De 1790 à 1870, il s’était formé en Prusse à peu près 500 sociétés par actions ; pendant les deux années 1871 et 1872 il s’en est fondé 780, c’est-à-dire en moyenne une par jour[1]. Grâce aux facilités que fournissait la loi, 120 minutes suffisaient pour accomplir par-devant notaire toutes les formalités nécessaires à la constitution de la société ; au bout de deux heures, elle avait fixé ses statuts et nommé son conseil de surveillance. Le nombre de maisons en l’air que la spéculation a bâties à Berlin dans ce temps de délire auraient suffi pour loger une population de 9 millions d’âmes. On mettait tout en actions, les terrains, les châteaux, les fabriques, les brasseries, les hommes et les consciences.
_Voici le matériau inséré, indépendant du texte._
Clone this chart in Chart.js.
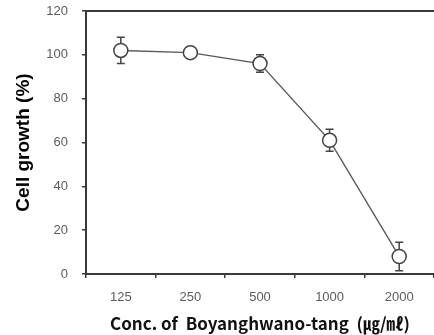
<!DOCTYPE html>
<html>
<head>
<meta charset="utf-8">
<script src="https://cdn.jsdelivr.net/npm/chart.js@4.4.1/dist/chart.umd.min.js"></script>
<style>
  html, body { margin: 0; padding: 0; background: #fff; }
  #wrap { width: 434px; height: 335px; }
</style>
</head>
<body>
<div id="wrap"><canvas id="chart-growth"></canvas></div>
<script>
'use strict';

/* ── Data ── */
const doses   = ['125', '250', '500', '1000', '2000'];
const growth  = [102, 101, 96, 61, 8];
const errSd   = [6, 2.5, 4, 5, 6.5];
const yTicks  = [0, 20, 40, 60, 80, 100, 120];

/* ── Theme ── */
const C = {
  axis:  '#3a3a3a',
  line:  '#5a5a5a',
  mark:  '#444444',
  tick:  '#5c5c5c',
};

/* error bars, drawn under the markers */
const errorBars = {
  id: 'errorBars',
  beforeDatasetsDraw(chart) {
    const { ctx, scales: { x, y } } = chart;
    ctx.save();
    ctx.strokeStyle = C.mark;
    ctx.lineWidth = 1.5;
    growth.forEach((v, i) => {
      const px  = x.getPixelForValue(i);
      const top = y.getPixelForValue(v + errSd[i]);
      const bot = y.getPixelForValue(v - errSd[i]);
      ctx.beginPath();
      ctx.moveTo(px, top); ctx.lineTo(px, bot);
      ctx.moveTo(px - 4, top); ctx.lineTo(px + 4, top);
      ctx.moveTo(px - 4, bot); ctx.lineTo(px + 4, bot);
      ctx.stroke();
    });
    ctx.restore();
  },
};

/* top edge of the frame */
const frameTop = {
  id: 'frameTop',
  afterDraw(chart) {
    const { ctx, chartArea: a } = chart;
    ctx.save();
    ctx.strokeStyle = C.axis;
    ctx.lineWidth = 2;
    ctx.beginPath();
    ctx.moveTo(a.left, a.top);
    ctx.lineTo(a.right, a.top);
    ctx.stroke();
    ctx.restore();
  },
};

new Chart(document.getElementById('chart-growth'), {
  type: 'line',
  data: {
    labels: doses,
    datasets: [{
      data: growth,
      borderColor: C.line,
      borderWidth: 1.4,
      pointRadius: 7,
      pointHoverRadius: 7,
      pointBackgroundColor: '#fff',
      pointBorderColor: C.mark,
      pointBorderWidth: 1.5,
      tension: 0,
    }],
  },
  options: {
    responsive: true,
    maintainAspectRatio: false,
    animation: false,
    layout: { autoPadding: false, padding: { top: 11, right: 0, left: 0, bottom: 0 } },
    plugins: { legend: { display: false }, tooltip: { enabled: false } },
    scales: {
      x: {
        offset: true,
        grid: { offset: true, drawOnChartArea: false, drawTicks: true, tickLength: 4, color: C.axis, lineWidth: 1.5 },
        border: { color: C.axis, width: 2 },
        ticks: { color: C.tick, padding: 12, font: { family: "'Liberation Sans', Arial, sans-serif", size: 13 } },
        title: {
          display: true,
          text: 'Conc. of  Boyanghwano-tang  (㎍/㎖)',
          color: '#111',
          padding: { top: 0, bottom: 1 },
          font: { family: "'Noto Sans CJK KR', sans-serif", size: 17, weight: 'bold' },
        },
        afterFit(scale) {
          scale.height = 61;
          scale.paddingLeft = 0;
          scale.paddingRight = 0;
        },
      },
      y: {
        min: 0,
        max: 120,
        afterBuildTicks(scale) { scale.ticks = yTicks.map(v => ({ value: v })); },
        grid: { drawOnChartArea: false, drawTicks: true, tickLength: 4, color: C.axis, lineWidth: 1.5 },
        border: { color: C.axis, width: 2 },
        ticks: { color: C.tick, padding: 14, font: { family: "'Liberation Sans', Arial, sans-serif", size: 13 } },
        title: {
          display: true,
          text: 'Cell growth (%)',
          color: '#000',
          padding: { top: 12, bottom: 0 },
          font: { family: "'Liberation Sans', Arial, sans-serif", size: 19, weight: 'bold' },
        },
        afterFit(scale) {
          scale.width = 86;
          scale.paddingTop = 0;
          scale.paddingBottom = 0;
        },
      },
    },
  },
  plugins: [errorBars, frameTop],
});
</script>
</body>
</html>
Qu’est-il résulté de tant d’entreprises avortées, de tant de piraterie et d’agiotage ? Les habiles ont tiré leur épingle du jeu, les fripons se sont enrichis, les dupes ont perdu du même coup leurs illusions et leur argent. Tel propriétaire campagnard avait vendu son bien, réalisé sa fortune ; arrivé à Berlin avec 200,000 thaler, il les a employés à acheter des actions de la Banque centrale ; six mois après, il n’avait plus rien, et il était le débiteur de son banquier. Tel autre, après avoir vendu 250,000 thaler une maison qui n’en valait pas 100,000, apprenant quinze

  1. Der Bürsen-und Gründungs-Schwindel in Berlin, von Otto Glagau, p. 23.